Car on est dans leur esprit, par la volonté de la conteuse moderne qu’est Adeline Dieudonné ; créatrice d’avatars et de caricatures ambulantes de la modernité. On les saisit par leurs pensées et par leurs actes. Et on ne peut que se dire qu’il y a certes outrance, mais qu’elle est dynamisante, vivante, amusante et instructive. Le sexe, très présent au fil des pages, est un puissant moteur et certaines scènes sont cocasses.
Les rapports de domination, les déséquilibres entre les êtres, l’utilisation des autres, au nom des grands principes. De même que la violence qui surgit, comme ça, de façon absurde. Le rôle de la sexualité, hygiénique, dégradante et réparatrice rarement, ou encore, le vieillissement et l’hygiénisme.

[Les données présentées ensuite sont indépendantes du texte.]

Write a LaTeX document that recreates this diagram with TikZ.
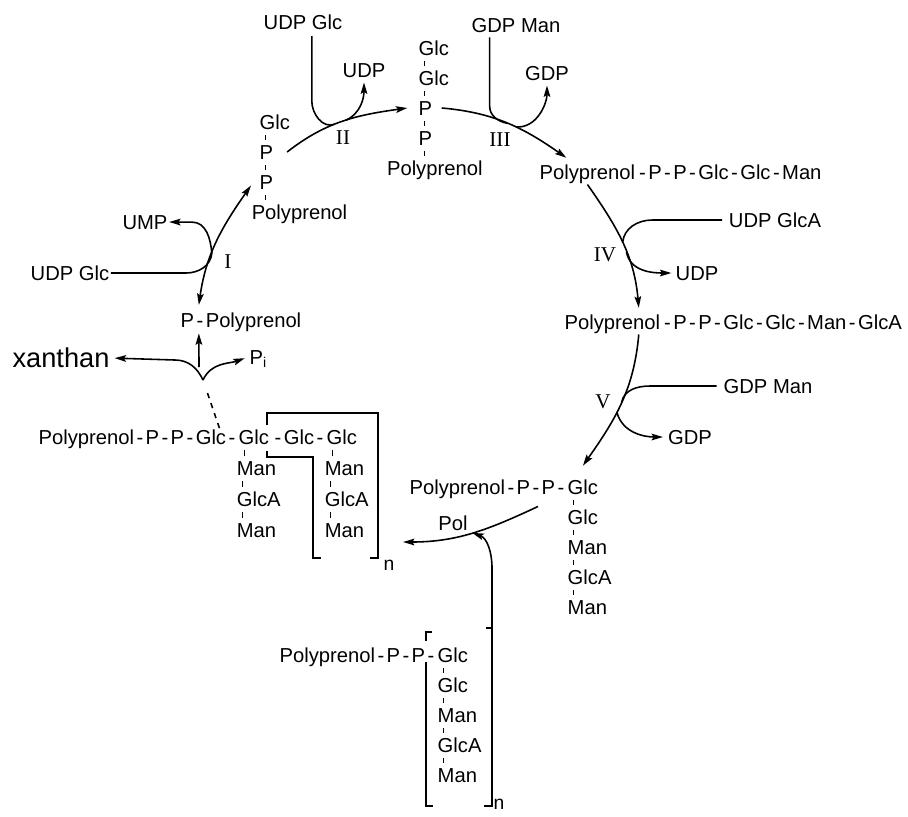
\documentclass[tikz,border=0pt]{standalone}
\usepackage{fontspec}
\setmainfont{Liberation Sans}
\newfontfamily\numfont{Liberation Serif}
\usetikzlibrary{arrows.meta,positioning}
\newcommand{\bd}{\hspace{0.12em}-\hspace{0.12em}}

\begin{document}
\begin{tikzpicture}[x=0.02cm,y=-0.02cm,>={Stealth[length=6.5pt,width=3.8pt,inset=1.2pt]},line width=0.9pt,
    font=\fontsize{11.5}{13}\selectfont,
    lbl/.style={inner sep=0.5pt,text height=8.3pt,text depth=0pt},
    enz/.style={font=\fontsize{12}{14}\selectfont\numfont},
    bond/.style={line width=0.5pt,shorten <=2.5pt,shorten >=2.5pt},
    brk/.style={line width=0.8pt}]
  \useasboundingbox (0,0) rectangle (908,816);

  % step I
  \node[lbl] (ppol) at (241,320) {P\bd Polyprenol};
  \node[lbl] (ump) at (145,222) {UMP};
  \node[lbl] (udpI) at (70,273) {UDP Glc};
  \node[enz] at (228,262) {I};

  \node[lbl,anchor=west] (g1) at (258,122) {Glc};
  \node[lbl] (p1a) [below=0.6cm of g1.west,anchor=west] {P};
  \node[lbl] (p1b) [below=0.6cm of p1a.west,anchor=west] {P};
  \node[lbl] (pp1) [below=0.6cm of p1b.west,anchor=west,xshift=-4.5pt] {Polyprenol};

  % step II
  \node[lbl] (udpgII) at (303,22) {UDP Glc};
  \node[lbl] (udpII) at (364,70) {UDP};
  \node[enz] at (343,138) {II};

  \node[lbl,anchor=west] (g2a) at (417,48) {Glc};
  \node[lbl] (g2b) [below=0.6cm of g2a.west,anchor=west] {Glc};
  \node[lbl] (p2a) [below=0.6cm of g2b.west,anchor=west] {P};
  \node[lbl] (p2b) [below=0.6cm of p2a.west,anchor=west] {P};
  \node[lbl] (pp2) [below=0.6cm of p2b.west,anchor=west,xshift=-18pt] {Polyprenol};

  % step III
  \node[lbl] (gdpmIII) at (516,25) {GDP Man};
  \node[lbl] (gdpIII) at (547,73) {GDP};
  \node[enz] at (500,140) {III};
  \node[lbl,anchor=west] (pp3) at (538,172) {Polyprenol};
  \node[lbl] (rest3) [base right=-1pt of pp3] {\bd P\bd P\bd Glc\bd Glc\bd Man};

  % step IV
  \node[lbl] (udpgaIV) at (775,220) {UDP GlcA};
  \node[lbl] (udpIV) at (697,273) {UDP};
  \node[enz] at (605,255) {IV};
  \node[lbl,anchor=west] (pp4) at (563,322) {Polyprenol};
  \node[lbl] (rest4) [base right=-1pt of pp4] {\bd P\bd P\bd Glc\bd Glc\bd Man\bd GlcA};

  % step V
  \node[lbl] (gdpmV) at (768,386) {GDP Man};
  \node[lbl] (gdpV) at (690,437) {GDP};
  \node[enz] at (603,402) {V};
  \node[lbl,anchor=west] (pp5) at (408,487) {Polyprenol\bd P\bd P\bd};
  \node[lbl] (g5a) [base right=0pt of pp5] {Glc};
  \node[lbl] (g5b) [below=0.6cm of g5a.west,anchor=west] {Glc};
  \node[lbl] (g5c) [below=0.6cm of g5b.west,anchor=west] {Man};
  \node[lbl] (g5d) [below=0.6cm of g5c.west,anchor=west] {GlcA};
  \node[lbl] (g5e) [below=0.6cm of g5d.west,anchor=west] {Man};

  % polymerisation
  \node[lbl] at (453,523) {Pol};
  \node[lbl,anchor=west] (pp6) at (278,655) {Polyprenol\bd P\bd P\bd};
  \node[lbl] (g6a) [base right=0pt of pp6] {Glc};
  \node[lbl] (g6b) [below=0.6cm of g6a.west,anchor=west] {Glc};
  \node[lbl] (g6c) [below=0.6cm of g6b.west,anchor=west] {Man};
  \node[lbl] (g6d) [below=0.6cm of g6c.west,anchor=west] {GlcA};
  \node[lbl] (g6e) [below=0.6cm of g6d.west,anchor=west] {Man};
  \node[lbl,font=\fontsize{11}{12}\selectfont] at (499,802) {n};

  % growing chain and release
  \node[lbl,anchor=west] (c1) at (37,437) {Polyprenol\bd P\bd P\bd Glc\bd};
  \node[lbl] (c2) [base right=0pt of c1] {Glc};
  \node[lbl] (c3) [base right=0pt of c2] {\bd Glc\bd};
  \node[lbl] (c4) [base right=0pt of c3] {Glc};
  \node[lbl] (m1) [below=0.62cm of c2.west,anchor=west,xshift=-1pt] {Man};
  \node[lbl] (a1) [below=0.62cm of m1.west,anchor=west] {GlcA};
  \node[lbl] (n1) [below=0.62cm of a1.west,anchor=west] {Man};
  \node[lbl] (m2) [below=0.62cm of c4.west,anchor=west,xshift=-1pt] {Man};
  \node[lbl] (a2) [below=0.62cm of m2.west,anchor=west] {GlcA};
  \node[lbl] (n2) [below=0.62cm of a2.west,anchor=west] {Man};
  \node[lbl,font=\fontsize{11}{12}\selectfont] at (389,563) {n};

  \node[inner sep=0.5pt,font=\fontsize{15.5}{18}\selectfont] (xan) at (61,358) {xanthan};
  \node[lbl,anchor=west] (pi) at (248,357) {P\textsubscript{i}};

  \coordinate (jx) at (203,380);
  \coordinate (jup) at (199,367);
  \coordinate (polend) at (403,542);
  \coordinate (bk) at (492,628);

  % bonds
  \path[bond] ([xshift=4pt]g1.south west) edge +(0,-7.8pt)
              ([xshift=4pt]p1a.south west) edge +(0,-7.8pt)
              ([xshift=4pt]p1b.south west) edge +(0,-7.8pt)
              ([xshift=4pt]g2a.south west) edge +(0,-7.8pt)
              ([xshift=4pt]g2b.south west) edge +(0,-7.8pt)
              ([xshift=4pt]p2a.south west) edge +(0,-7.8pt)
              ([xshift=4pt]p2b.south west) edge +(0,-7.8pt)
              ([xshift=4pt]g5a.south west) edge +(0,-7.8pt)
              ([xshift=4pt]g5b.south west) edge +(0,-7.8pt)
              ([xshift=4pt]g5c.south west) edge +(0,-7.8pt)
              ([xshift=4pt]g5d.south west) edge +(0,-7.8pt)
              ([xshift=4pt]g6a.south west) edge +(0,-7.8pt)
              ([xshift=4pt]g6b.south west) edge +(0,-7.8pt)
              ([xshift=4pt]g6c.south west) edge +(0,-7.8pt)
              ([xshift=4pt]g6d.south west) edge +(0,-7.8pt)
              ([xshift=4pt]c2.south west) edge +(0,-8.3pt)
              ([xshift=4pt]m1.south west) edge +(0,-8.3pt)
              ([xshift=4pt]a1.south west) edge +(0,-8.3pt)
              ([xshift=4pt]c4.south west) edge +(0,-8.3pt)
              ([xshift=4pt]m2.south west) edge +(0,-8.3pt)
              ([xshift=4pt]a2.south west) edge +(0,-8.3pt);

  % cycle
  \draw[<->] ([xshift=-24pt,yshift=3.5pt]ppol.north) to[out=82,in=235] coordinate[pos=.4] (j1) ([xshift=-4pt,yshift=-2pt]p1b.west);
  \draw[->] (j1) to[out=95,in=0] ++(-20,-31) -- (ump.east);
  \draw (udpI.east) -- ++(75,0) to[out=0,in=265] (j1);

  \draw[->] ([xshift=7pt]p1a.east) to[out=38,in=188] coordinate[pos=.42] (j2) coordinate[pos=.52] (j2b) ([xshift=-5.5pt]p2a.west);
  \draw[shorten <=3pt] ([xshift=5pt]udpgII.south) -- ++(0,70) to[out=-90,in=200] (j2);
  \draw[->,shorten >=2pt] (j2b) to[out=25,in=-90] (udpII.south);

  \draw[->] ([xshift=4.5pt]p2a.east) to[out=-5,in=145] coordinate[pos=.5] (j3) coordinate[pos=.57] (j3b) ([xshift=-12pt,yshift=3pt]pp3.north);
  \draw[shorten <=2pt] ([xshift=-15pt]gdpmIII.south) -- ++(0,72) to[out=-90,in=170] (j3);
  \draw[->,shorten >=2pt] (j3b) to[out=-5,in=-90] (gdpIII.south);

  \draw[->] ([yshift=-2pt]pp3.south) to[out=-55,in=95] coordinate[pos=.5] (j4) coordinate[pos=.58] (j4b) ([xshift=15pt,yshift=3pt]pp4.north);
  \draw[shorten <=3pt] (udpgaIV.west) -- ++(-75,0) to[out=180,in=85] (j4);
  \draw[->,shorten >=1.5pt] (j4b) to[out=-80,in=180] (udpIV.west);

  \draw[->] ([xshift=15pt,yshift=-2pt]pp4.south) to[out=-95,in=55] coordinate[pos=.49] (j5) coordinate[pos=.57] (j5b) ([yshift=7pt]g5a.north);
  \draw[shorten <=3pt] (gdpmV.west) -- ++(-72,0) to[out=180,in=80] (j5);
  \draw[->,shorten >=2pt] (j5b) to[out=-75,in=180] (gdpV.west);

  \draw[->] ([xshift=-16pt,yshift=-6pt]pp5.south east) to[out=205,in=0] coordinate[pos=.5] (jp) (polend);
  \draw[->] (bk) -- ++(0,-60) to[out=90,in=-20] (jp);

  % release of xanthan
  \draw[->,shorten >=2pt] (jx) to[out=115,in=0] ++(-28,-20) -- (xan.east);
  \draw[->,shorten >=2pt] (jx) to[out=65,in=200] (pi.west);
  \draw[->,shorten >=2.5pt] (jup) -- ([xshift=-24pt]ppol.south);
  \draw[dashed,shorten >=5pt] ([xshift=-10pt]c2.north west) -- (jx);

  % brackets
  \draw[brk] (267,425) -- (267,413) -- (378,413) -- (378,558) -- (370,558);
  \draw[brk] (267,451) -- (267,457) -- (313,457) -- (313,558) -- (321,558);
  \draw[brk] (426,641) -- (426,632) -- (432,632);
  \draw[brk] (426,662) -- (426,806) -- (433,806);
  \draw[brk] (486,628) -- (bk) -- (492,806) -- (484,806);
\end{tikzpicture}
\end{document}
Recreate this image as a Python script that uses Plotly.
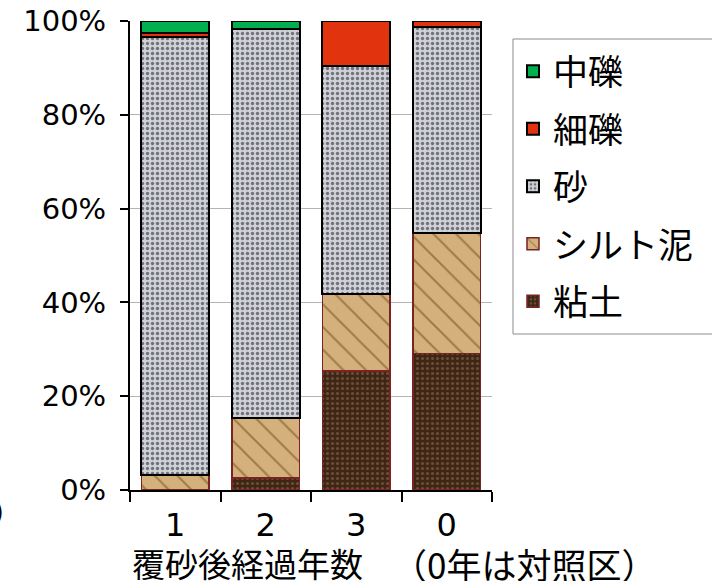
import plotly.graph_objects as go

# Years after sand capping (0 = control plot)
categories = ["1", "2", "3", "0"]

# Particle-size composition (%) for each plot, bottom to top of the stack
clay = [0.0, 2.6, 25.4, 29.1]          # 粘土
silt = [3.2, 12.8, 16.4, 25.8]         # シルト泥
sand = [93.4, 83.0, 48.7, 43.9]        # 砂
fine_gravel = [0.8, 0.0, 9.5, 1.2]     # 細礫
medium_gravel = [2.6, 1.6, 0.0, 0.0]   # 中礫

y_tick_values = [0, 20, 40, 60, 80, 100]
y_tick_labels = ["0%", "20%", "40%", "60%", "80%", "100%"]

NUM_FONT = "DejaVu Sans, Noto Sans CJK JP"
JP_FONT = "Noto Sans CJK JP, DejaVu Sans"

# rank = position in the legend (coarsest fraction listed first)
series = [
    dict(name="粘土", y=clay, fill="#4a2f1c", rank=5,
         pattern=dict(shape=".", fgcolor="#6e4d32", bgcolor="#3e2616", size=5, solidity=0.3),
         line="#7b2222", lw=1.5),
    dict(name="シルト泥", y=silt, fill="#c9a26c", rank=4,
         pattern=dict(shape="\\", fgcolor="#a07a46", bgcolor="#d3b07c", size=16, solidity=0.12),
         line="#7b2222", lw=1.5),
    dict(name="砂", y=sand, fill="#c9cbd0", rank=3,
         pattern=dict(shape=".", fgcolor="#70727a", bgcolor="#cfd1d6", size=5, solidity=0.35),
         line="#000000", lw=2),
    dict(name="細礫", y=fine_gravel, fill="#e2330f", rank=2, pattern=None,
         line="#000000", lw=2),
    dict(name="中礫", y=medium_gravel, fill="#00b04f", rank=1, pattern=None,
         line="#000000", lw=2),
]

fig = go.Figure()
for s in series:
    marker = dict(color=s["fill"], line=dict(color=s["line"], width=s["lw"]))
    if s["pattern"] is not None:
        marker["pattern"] = dict(fillmode="replace", **s["pattern"])
    fig.add_trace(go.Bar(
        x=categories, y=s["y"], name=s["name"], legendgroup=s["name"],
        legendrank=s["rank"], marker=marker,
    ))

fig.update_layout(
    width=712, height=581,
    margin=dict(l=130, r=220, t=21, b=91, autoexpand=False),
    paper_bgcolor="white", plot_bgcolor="white",
    barmode="stack", bargap=0.25,
    font=dict(family=NUM_FONT, color="#000000"),
    showlegend=True,
    legend=dict(
        x=1.058, y=0.955, xanchor="left", yanchor="top",
        traceorder="grouped", tracegroupgap=9,
        font=dict(family=JP_FONT, size=35, color="#000000"),
        borderwidth=0, bgcolor="rgba(0,0,0,0)",
        itemwidth=30,
    ),
)

# legend frame, running off the right edge of the page
fig.add_shape(
    type="rect", xref="paper", yref="paper",
    x0=1.058, x1=1.65, y0=0.3326, y1=0.9616,
    line=dict(color="#8c8c8c", width=1), fillcolor="rgba(0,0,0,0)",
    layer="below",
)

fig.update_yaxes(
    range=[0, 100], tickmode="array",
    tickvals=y_tick_values, ticktext=y_tick_labels,
    tickfont=dict(family=NUM_FONT, size=29),
    ticklabelstandoff=8,
    showgrid=True, gridcolor="#b4b4b4", gridwidth=1,
    showline=True, linecolor="#000000", linewidth=2,
    ticks="outside", ticklen=8, tickwidth=2, tickcolor="#000000",
    zeroline=False, automargin=False,
)
fig.update_xaxes(
    type="category", tickson="boundaries",
    tickfont=dict(family=NUM_FONT, size=32),
    ticklabelstandoff=6,
    showline=True, linecolor="#000000", linewidth=2,
    ticks="outside", ticklen=10, tickwidth=2, tickcolor="#000000",
    showgrid=False, automargin=False,
)

fig.add_annotation(
    text="覆砂後経過年数",
    xref="paper", yref="paper", x=0.0, y=-0.156,
    xanchor="left", yanchor="middle", showarrow=False,
    font=dict(family=JP_FONT, size=33, color="#000000"),
)
fig.add_annotation(
    text="（0年は対照区）",
    xref="paper", yref="paper", x=0.719, y=-0.156,
    xanchor="left", yanchor="middle", showarrow=False,
    font=dict(family=JP_FONT, size=35, color="#000000"),
)
fig.add_annotation(
    text=")",
    xref="paper", yref="paper", x=-0.342, y=-0.047,
    xanchor="right", yanchor="middle", showarrow=False,
    font=dict(family=NUM_FONT, size=28, color="#000000"),
)

fig.write_html("out.html")
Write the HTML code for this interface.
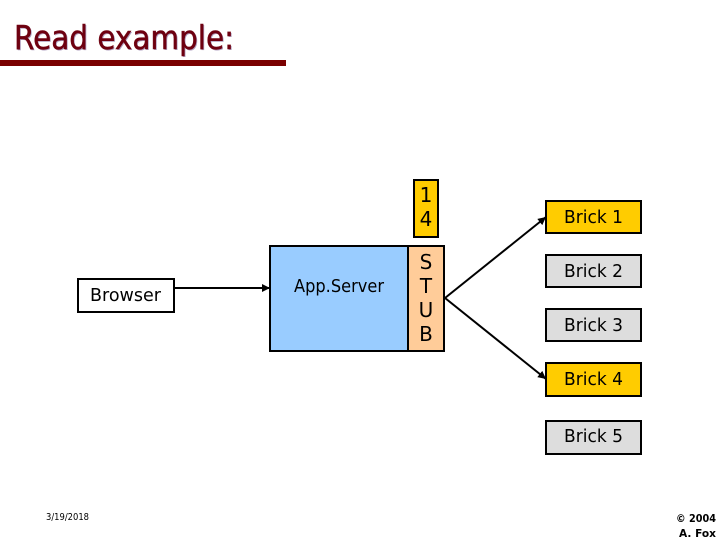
<!DOCTYPE html>
<html>
<head>
<meta charset="utf-8">
<style>
html,body{margin:0;padding:0;background:#fff;width:720px;height:540px;overflow:hidden}
svg{display:block}
text{font-family:"DejaVu Sans","Liberation Sans",sans-serif;fill:#000}
</style>
</head>
<body>
<svg width="720" height="540" viewBox="0 0 720 540" xmlns="http://www.w3.org/2000/svg">
<defs>
<marker id="a" markerWidth="10" markerHeight="10" refX="8" refY="4" orient="auto" markerUnits="userSpaceOnUse"><path d="M0 0L8 4L0 8Z" fill="#000"/></marker>
</defs>
<text x="15" y="50" font-size="33" style="fill:#b0a0c0" textLength="220" lengthAdjust="spacingAndGlyphs">Read example:</text>
<text x="14" y="49" font-size="33" style="fill:#6e0010;stroke:#6e0010;stroke-width:.5" textLength="220" lengthAdjust="spacingAndGlyphs">Read example:</text>
<rect x="0" y="60" width="286" height="6" fill="#7a0000"/>

<rect x="78" y="279" width="96" height="33" fill="#fff" stroke="#000" stroke-width="2"/>
<text x="125.500" y="301" font-size="18" text-anchor="middle" textLength="71" lengthAdjust="spacingAndGlyphs">Browser</text>

<rect x="270" y="246" width="138" height="105" fill="#99ccff" stroke="#000" stroke-width="2"/>
<text x="339" y="292" font-size="18" text-anchor="middle" textLength="90" lengthAdjust="spacingAndGlyphs">App.Server</text>

<rect x="408" y="246" width="36" height="105" fill="#ffcc99" stroke="#000" stroke-width="2"/>
<text x="426" y="269" font-size="20" text-anchor="middle">S</text>
<text x="426" y="293" font-size="20" text-anchor="middle">T</text>
<text x="426" y="317" font-size="20" text-anchor="middle">U</text>
<text x="426" y="341" font-size="20" text-anchor="middle">B</text>

<rect x="414" y="180" width="24" height="57" fill="#ffcc00" stroke="#000" stroke-width="2"/>
<text x="426" y="202" font-size="20" text-anchor="middle">1</text>
<text x="426" y="226" font-size="20" text-anchor="middle">4</text>

<rect x="546" y="201" width="95" height="32" fill="#ffcc00" stroke="#000" stroke-width="2"/>
<text x="593.500" y="223" font-size="18" text-anchor="middle" textLength="59" lengthAdjust="spacingAndGlyphs">Brick 1</text>
<rect x="546" y="255" width="95" height="32" fill="#dddddd" stroke="#000" stroke-width="2"/>
<text x="593.500" y="277" font-size="18" text-anchor="middle" textLength="59" lengthAdjust="spacingAndGlyphs">Brick 2</text>
<rect x="546" y="309" width="95" height="32" fill="#dddddd" stroke="#000" stroke-width="2"/>
<text x="593.500" y="331" font-size="18" text-anchor="middle" textLength="59" lengthAdjust="spacingAndGlyphs">Brick 3</text>
<rect x="546" y="363" width="95" height="33" fill="#ffcc00" stroke="#000" stroke-width="2"/>
<text x="593.500" y="385" font-size="18" text-anchor="middle" textLength="59" lengthAdjust="spacingAndGlyphs">Brick 4</text>
<rect x="546" y="421" width="95" height="33" fill="#dddddd" stroke="#000" stroke-width="2"/>
<text x="593.500" y="442" font-size="18" text-anchor="middle" textLength="59" lengthAdjust="spacingAndGlyphs">Brick 5</text>

<g stroke="#000" stroke-width="2" fill="none">
<line x1="174" y1="288" x2="270" y2="288" marker-end="url(#a)"/>
<line x1="445" y1="298" x2="546" y2="217" marker-end="url(#a)"/>
<line x1="445" y1="298" x2="546" y2="379" marker-end="url(#a)"/>
</g>

<text x="46" y="520" font-size="10" textLength="43" lengthAdjust="spacingAndGlyphs">3/19/2018</text>
<text x="716" y="522" font-size="11" font-weight="bold" text-anchor="end" textLength="40" lengthAdjust="spacingAndGlyphs">© 2004</text>
<text x="716" y="537" font-size="11" font-weight="bold" text-anchor="end" textLength="37" lengthAdjust="spacingAndGlyphs">A. Fox</text>
</svg>
</body>
</html>
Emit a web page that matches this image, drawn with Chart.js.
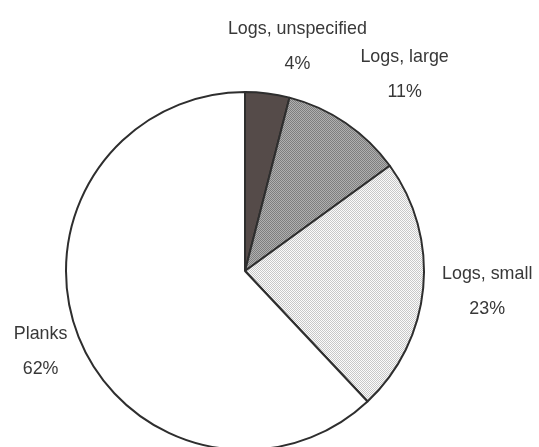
<!DOCTYPE html>
<html>
<head>
<meta charset="utf-8">
<script src="https://cdn.jsdelivr.net/npm/chart.js@4/dist/chart.umd.min.js"></script>
<style>
  html, body { margin: 0; padding: 0; background: #fff; }
  #wrap { width: 539px; height: 447px; overflow: hidden; position: relative; }
  #holder { width: 539px; height: 542px; }
</style>
</head>
<body>
<div id="wrap"><div id="holder"><canvas id="mycanvas"></canvas></div></div>
<script>
// wood raw material shares
var categories = ['Logs, unspecified', 'Logs, large', 'Logs, small', 'Planks'];
var shares = [4, 11, 23, 62];

// small checker fills like the old office charts
function dots(bg, fg) {
    var c = document.createElement('canvas');
    c.width = 2; c.height = 2;
    var g = c.getContext('2d');
    g.fillStyle = bg;
    g.fillRect(0, 0, 2, 2);
    g.fillStyle = fg;
    g.fillRect(0, 0, 1, 1);
    g.fillRect(1, 1, 1, 1);
    return g.createPattern(c, 'repeat');
}

var fills = [
    '#554b49',
    dots('#b0b0b0', '#7e7e7e'),
    dots('#fbfbfb', '#c8c8c8'),
    '#ffffff'
];

// label shift from the rim point at the middle of each slice
var labelShift = [[30, -48], [59, -49], [64, 3], [-38, 14]];

var outsideLabels = {
    id: 'outsideLabels',
    afterDatasetsDraw: function (chart) {
        var ctx = chart.ctx;
        var meta = chart.getDatasetMeta(0);
        ctx.save();
        ctx.font = '19px "Liberation Sans", Arial, sans-serif';
        ctx.fillStyle = '#383838';
        ctx.textAlign = 'center';
        ctx.textBaseline = 'middle';
        meta.data.forEach(function (arc, i) {
            var p = arc.getProps(['x', 'y', 'startAngle', 'endAngle', 'outerRadius'], true);
            var mid = (p.startAngle + p.endAngle) / 2;
            var x = p.x + Math.cos(mid) * p.outerRadius + labelShift[i][0];
            var y = p.y + Math.sin(mid) * p.outerRadius + labelShift[i][1];
            ctx.save();
            ctx.translate(x, y);
            ctx.scale(0.94, 1);
            ctx.fillText(categories[i], 0, -17);
            ctx.fillText(shares[i] + '%', 0, 18);
            ctx.restore();
        });
        ctx.restore();
    }
};

var chartdata = {
    labels: categories,
    datasets: [{
        data: shares,
        backgroundColor: fills,
        borderColor: '#2e2e2e',
        borderWidth: 2
    }]
};

var pie = new Chart(document.getElementById('mycanvas'), {
    type: 'pie',
    data: chartdata,
    options: {
        responsive: true,
        maintainAspectRatio: false,
        animation: false,
        layout: { padding: { left: 65, right: 114, top: 91, bottom: 91 } },
        plugins: {
            legend: { display: false },
            tooltip: { enabled: false }
        }
    },
    plugins: [outsideLabels]
});
</script>
</body>
</html>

L’auteur révèle dans un style qui la caractérise, phrases courtes, vocabulaire courant, avec des formules frappantes ; les drames de vies banales, les traumatismes de l’enfance qui ne s’effacent pas, la cruauté des hommes et le danger permanent dans lequel vivent les plus faibles. D’autre part, un dauphin prédateur sexuel, un couple de beaux parents curieux d’une anatomie intime. Ou encore, le cheval Red Apple à la réaction salvatrice mais aussi désastreuse ; comme celle de la plupart des acteurs de ces courts récits.
Le point d’orgue, c’est quand ils débarquent tous, éclopés de la vie, sous la lumière crue de cette aire de repos ; encombrant le parking de leur voiture, fauteuil roulant ou camion… et que nous nous étonnons et amusons de les voir quelquefois interagir.